The most popular, in my unscientific observations, is Audacity. It’s free and it’s capable, but it leaves a lot to be desired for it’s usability. Among Mac users, Garageband is popular, again because it’s capable and free, but it’s ease of use leaves a lot to be desired.
If these are fine for you, great. Keep using what works for you. However, if you want to step up to a bigger and more professional tool, there are options. Your biggest one is Pro Tools.
Pro Tools has been around for quite a while, changed hands several times, and changed it’s philosophy in large and small ways over the years (the ability to use any hardware several years ago was a major change for them), and still it remains the industry standard. If you walk into a radio station that does it’s own production, chances are, they are using Pro Tools. If you are in a recording studio, they most likely have Pro Tools. If you want to work in audio beyond your own home studio, it helps to know Pro Tools.

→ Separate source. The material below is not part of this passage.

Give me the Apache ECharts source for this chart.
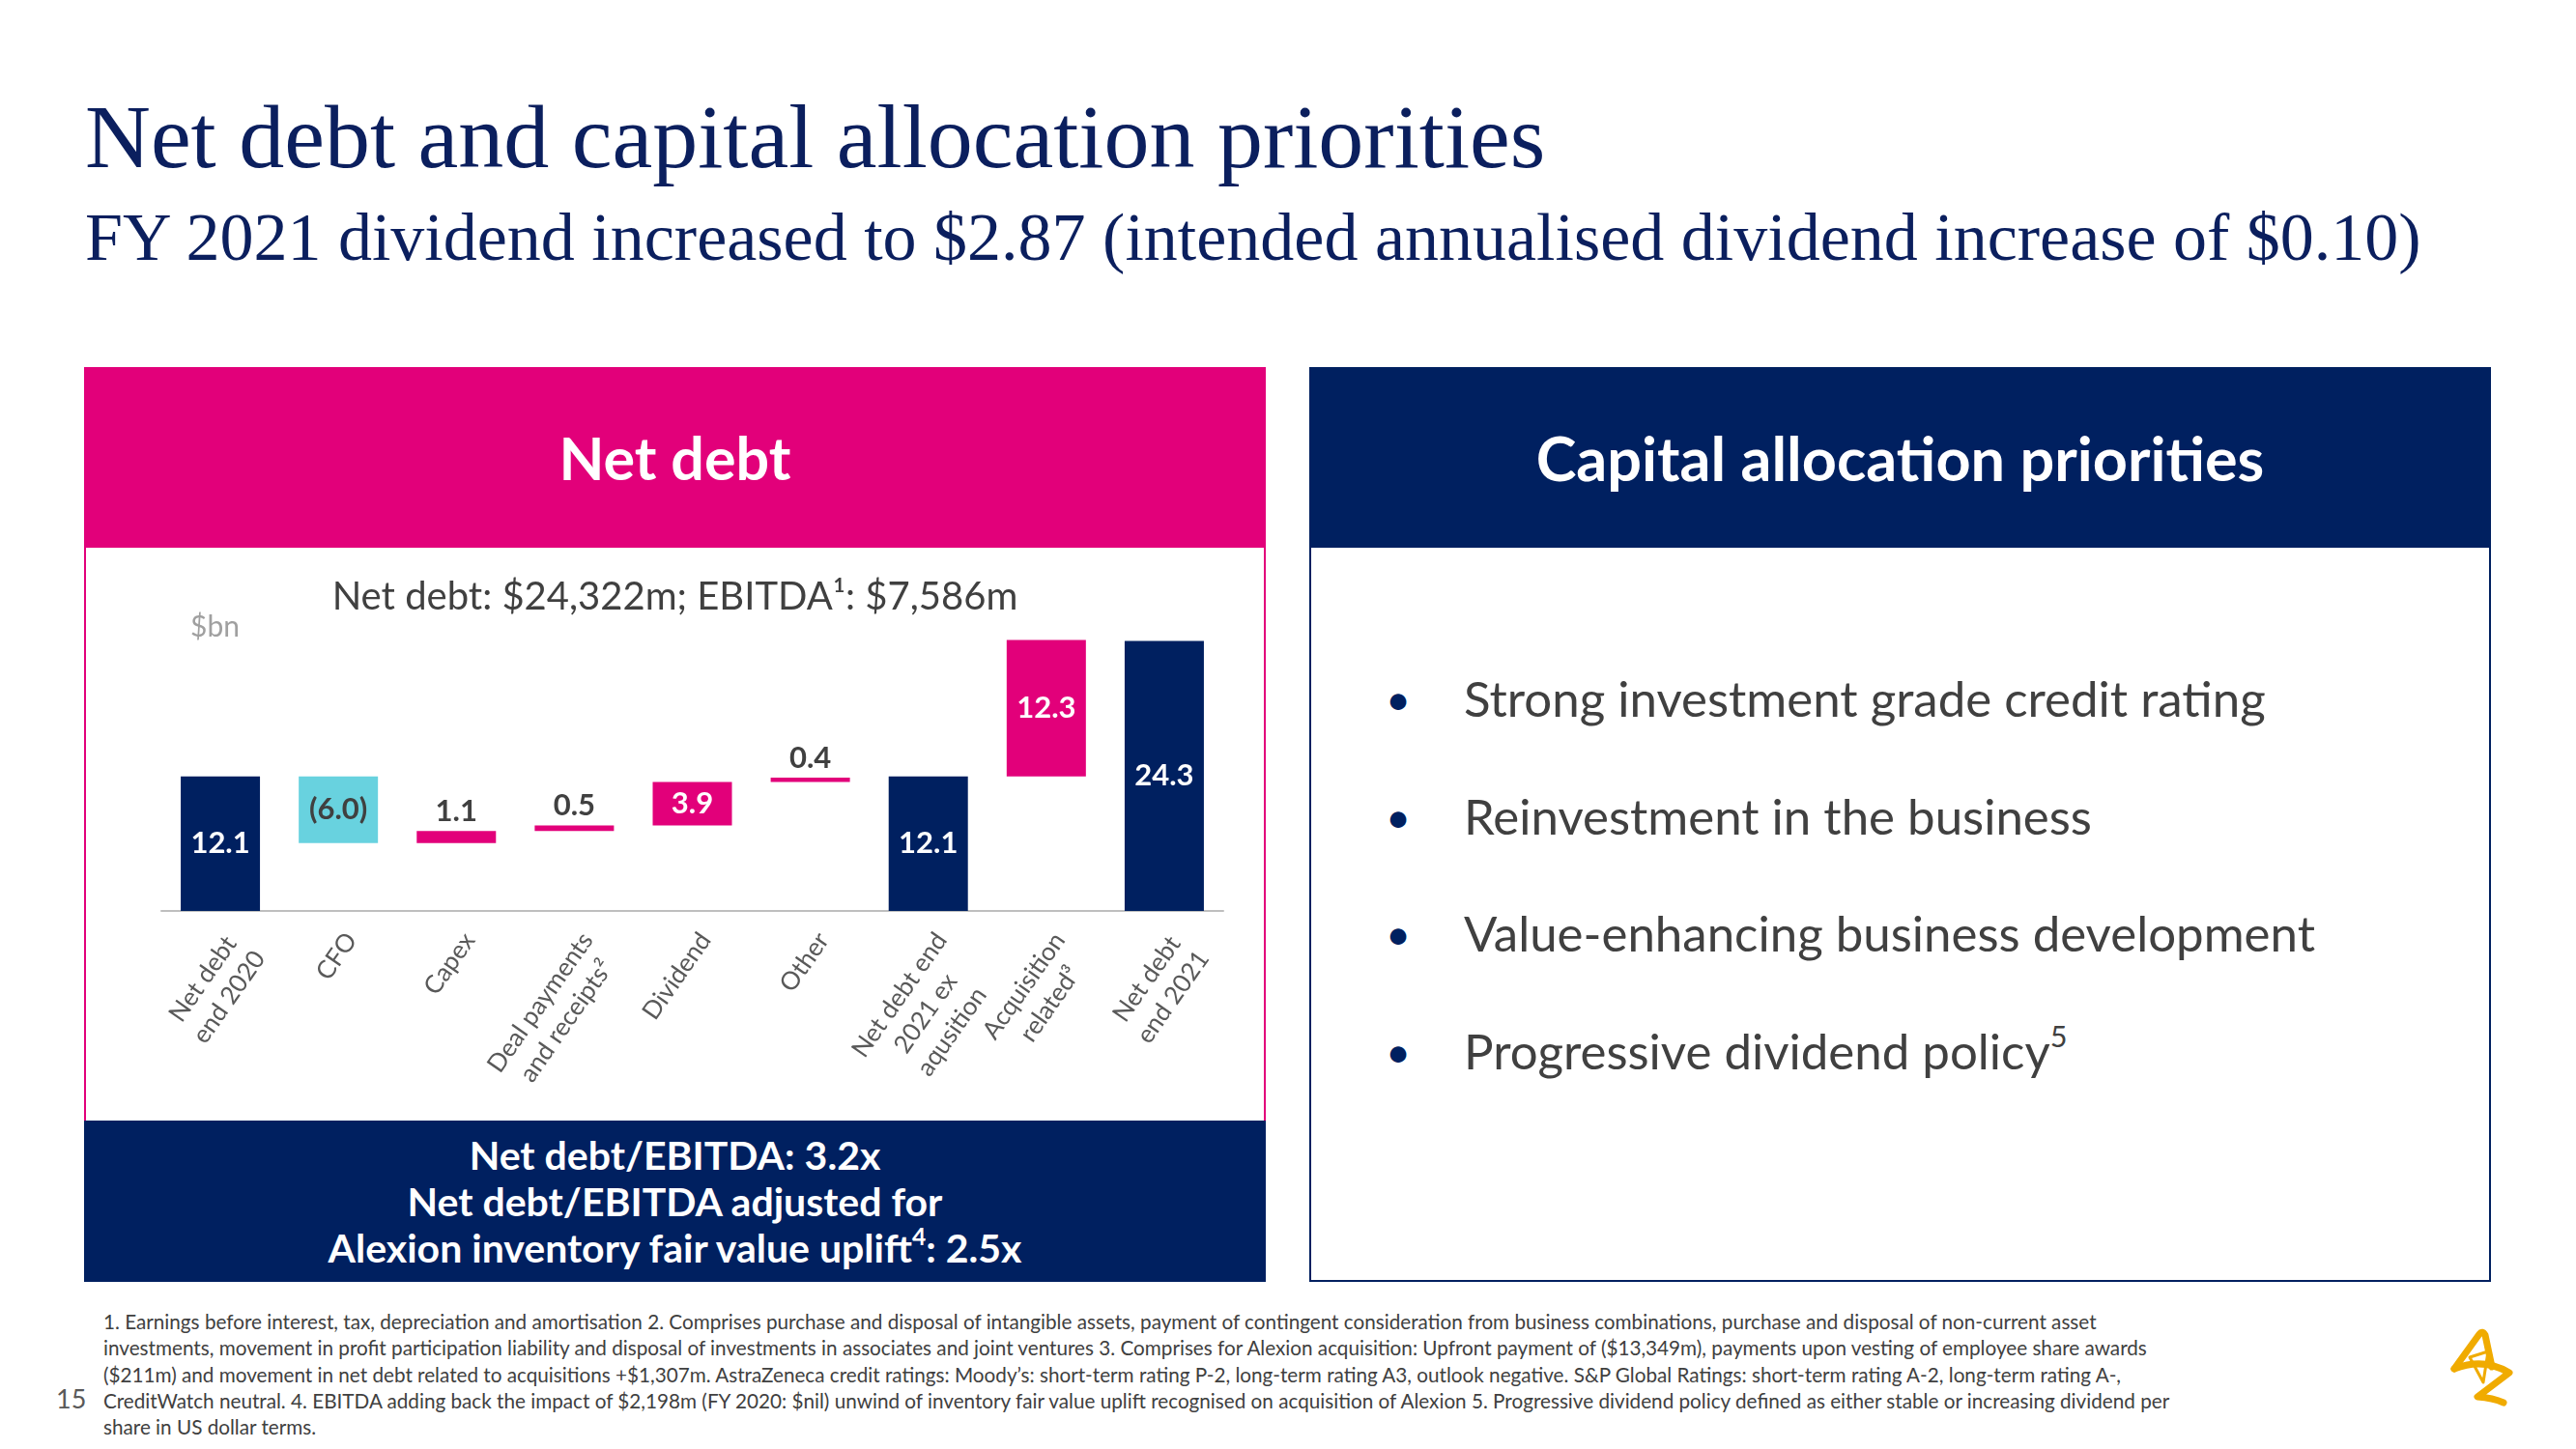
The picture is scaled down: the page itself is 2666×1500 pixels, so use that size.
<!DOCTYPE html>
<html>
<head>
<meta charset="utf-8">
<script src="https://cdn.jsdelivr.net/npm/echarts@6/dist/echarts.min.js"></script>
<style>
  html, body { margin:0; padding:0; background:#ffffff; }
  body { width:2666px; height:1500px; position:relative; overflow:hidden; font-family: Lato, "Noto Sans", sans-serif; }
  .abs { position:absolute; }
  #title { left:88px; top:94px; font-family:"Liberation Serif", "DejaVu Serif", serif; font-size:94px; line-height:94px; color:#0b1f5e; white-space:nowrap; }
  #subtitle { left:88px; top:211px; font-family:"Liberation Serif", "DejaVu Serif", serif; font-size:70px; line-height:70px; color:#0b1f5e; white-space:nowrap; }
  .head { display:flex; align-items:center; justify-content:center; color:#fff; font-weight:700; }
  #leftHead { left:87px; top:380px; width:1223px; height:187px; background:#E2007A; font-size:61px; }
  #leftBody { left:87px; top:567px; width:1223px; height:593px; box-sizing:border-box; border-left:2px solid #E2007A; border-right:2px solid #E2007A; }
  #chart { left:87px; top:567px; width:1223px; height:593px; }
  #leftFoot { left:87px; top:1160px; width:1223px; height:167px; background:#002060; color:#fff; font-weight:700; font-size:41px; line-height:48px; text-align:center; display:flex; align-items:center; justify-content:center; }
  #rightHead { left:1355px; top:380px; width:1223px; height:187px; background:#002060; font-size:63px; }
  #rightBody { left:1355px; top:567px; width:1223px; height:760px; box-sizing:border-box; border:2px solid #002060; border-top:none; }
  .bullet { left:1430px; height:60px; line-height:60px; font-size:51px; color:#404040; white-space:nowrap; }
  .bullet .dot { position:absolute; left:0; top:0; width:34px; text-align:center; color:#002060; font-size:45px; }
  .bullet .txt { position:absolute; left:85px; top:0; }
  sup { font-size:0.6em; line-height:0; vertical-align:0.75em; }
  #foot { left:107px; top:1355px; font-size:20.7px; line-height:27.3px; color:#404040; white-space:nowrap; }
  #pnum { left:58px; top:1433px; font-size:27px; line-height:30px; color:#595959; }
  #logo { left:2534px; top:1375px; }
</style>
</head>
<body>
<div id="title" class="abs">Net debt and capital allocation priorities</div>
<div id="subtitle" class="abs">FY 2021 dividend increased to $2.87 (intended annualised dividend increase of $0.10)</div>

<div id="leftHead" class="abs head">Net debt</div>
<div id="leftBody" class="abs"></div>
<div id="chart" class="abs"></div>
<div id="leftFoot" class="abs"><div>Net debt/EBITDA: 3.2x<br>Net debt/EBITDA adjusted for<br>Alexion inventory fair value uplift<sup>4</sup>: 2.5x</div></div>

<div id="rightHead" class="abs head">Capital allocation priorities</div>
<div id="rightBody" class="abs"></div>
<div class="abs bullet" style="top:693px"><span class="dot">•</span><span class="txt">Strong investment grade credit rating</span></div>
<div class="abs bullet" style="top:815px"><span class="dot">•</span><span class="txt">Reinvestment in the business</span></div>
<div class="abs bullet" style="top:936px"><span class="dot">•</span><span class="txt">Value-enhancing business development</span></div>
<div class="abs bullet" style="top:1058px"><span class="dot">•</span><span class="txt">Progressive dividend policy<sup>5</sup></span></div>

<div id="foot" class="abs">1. Earnings before interest, tax, depreciation and amortisation 2. Comprises purchase and disposal of intangible assets, payment of contingent consideration from business combinations, purchase and disposal of non-current asset<br>investments, movement in profit participation liability and disposal of investments in associates and joint ventures 3. Comprises for Alexion acquisition: Upfront payment of ($13,349m), payments upon vesting of employee share awards<br>($211m) and movement in net debt related to acquisitions +$1,307m. AstraZeneca credit ratings: Moody’s: short-term rating P-2, long-term rating A3, outlook negative. S&amp;P Global Ratings: short-term rating A-2, long-term rating A-,<br>CreditWatch neutral. 4. EBITDA adding back the impact of $2,198m (FY 2020: $nil) unwind of inventory fair value uplift recognised on acquisition of Alexion 5. Progressive dividend policy defined as either stable or increasing dividend per<br>share in US dollar terms.</div>
<div id="pnum" class="abs">15</div>

<svg id="logo" class="abs" width="72" height="88" viewBox="0 0 72 88">
  <g fill="none" stroke="#F0AB00" stroke-linecap="round" stroke-linejoin="round">
    <path d="M6 42 L32 6 Q35 2 38 7 L45 40" stroke-width="7"/>
    <path d="M6 42 Q36 30 63 46 L30 71 Q46 72 57 77" stroke-width="7"/>
    <path d="M22 30 L41 24 L36 56 Z" stroke-width="3"/>
  </g>
</svg>

<script>
// ---- data ----
const categories = ['Net debt\nend 2020', 'CFO', 'Capex', 'Deal payments\nand receipts²', 'Dividend', 'Other', 'Net debt end\n2021 ex\naqusition', 'Acquisition\nrelated³', 'Net debt\nend 2021'];
const changes = [12.1, -6.0, 1.1, 0.5, 3.9, 0.4, 12.1, 12.3, 24.3];
const kinds = ['total', 'change', 'change', 'change', 'change', 'change', 'total', 'change', 'total'];
const valueLabels = ['12.1', '(6.0)', '1.1', '0.5', '3.9', '0.4', '12.1', '12.3', '24.3'];
const chartTitle = 'Net debt: $24,322m; EBITDA¹: $7,586m';
const unitLabel = '$bn';

// ---- styles ----
const NAVY = '#002060', PINK = '#E2007A', CYAN = '#68D2DF', GREY = '#404040';
const FONT = 'Lato, "Noto Sans", sans-serif';

// build waterfall bases/heights from the values
const bases = [], heights = [];
let running = 0;
changes.forEach((v, i) => {
  if (kinds[i] === 'total') { bases.push(0); heights.push(v); running = v; }
  else if (v < 0) { bases.push(running + v); heights.push(-v); running += v; }
  else { bases.push(running); heights.push(v); running += v; }
});

const visData = heights.map((h, i) => {
  const isTotal = kinds[i] === 'total';
  const color = isTotal ? NAVY : (changes[i] < 0 ? CYAN : PINK);
  const inside = h >= 2;
  const lblColor = inside ? (color === CYAN ? GREY : '#ffffff') : GREY;
  return {
    value: h,
    itemStyle: { color: color },
    label: { position: inside ? 'inside' : 'top', color: lblColor, distance: 5 }
  };
});

const chart = echarts.init(document.getElementById('chart'), null, { renderer: 'canvas' });
chart.setOption({
  animation: false,
  title: {
    text: chartTitle, left: 'center', top: 24,
    textStyle: { fontFamily: FONT, fontSize: 40, fontWeight: 'normal', color: GREY, lineHeight: 44 }
  },
  graphic: [{
    type: 'text', left: 110, top: 67,
    style: { text: unitLabel, fontFamily: FONT, fontSize: 30, fill: '#a0a0a0' }
  }],
  grid: { left: 80, right: 44, top: 31, bottom: 217, containLabel: false },
  xAxis: {
    type: 'category', data: categories,
    axisTick: { show: false },
    axisLine: { lineStyle: { color: '#bfbfbf', width: 2 } },
    axisLabel: {
      interval: 0, rotate: 55, margin: 16, align: 'right', verticalAlign: 'top',
      color: '#595959', fontFamily: FONT, fontSize: 26, lineHeight: 33,
      formatter: v => v.split('\n').map(l => '{c|' + l + '}').join('\n'),
      rich: { c: { align: 'center', color: '#595959', fontFamily: FONT, fontSize: 26, lineHeight: 33 } }
    }
  },
  yAxis: { type: 'value', min: 0, max: 30, show: false, splitLine: { show: false } },
  series: [
    { type: 'bar', stack: 'w', data: bases, itemStyle: { color: 'transparent' }, barWidth: 82, silent: true },
    {
      type: 'bar', stack: 'w', data: visData, barWidth: 82,
      label: {
        show: true, fontFamily: FONT, fontSize: 31, fontWeight: 'bold',
        formatter: p => valueLabels[p.dataIndex]
      }
    }
  ]
});
</script>
</body>
</html>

All of this is a long winded way of pointing to some excellent tutorials about Pro Tools from the fine folks at Transom.org. They recently revamped their Pro Tools tutorials, updating them for the more recent versions of the software, and focus on the needs of the radio and podcast producer, rather than the music producer.
Looking these over, I want to do something similar for my preferred DAW, Logic. I find it easy, cheaper, and just as powerful as Pro Tools, and think most users would benefit from it over the scaled back programs like Audacity and Garageband.
If you are interested in using more professional tools than what you already have, Pro Tools is a great choice. There are other options out there, and I’m going to lobby for some of them.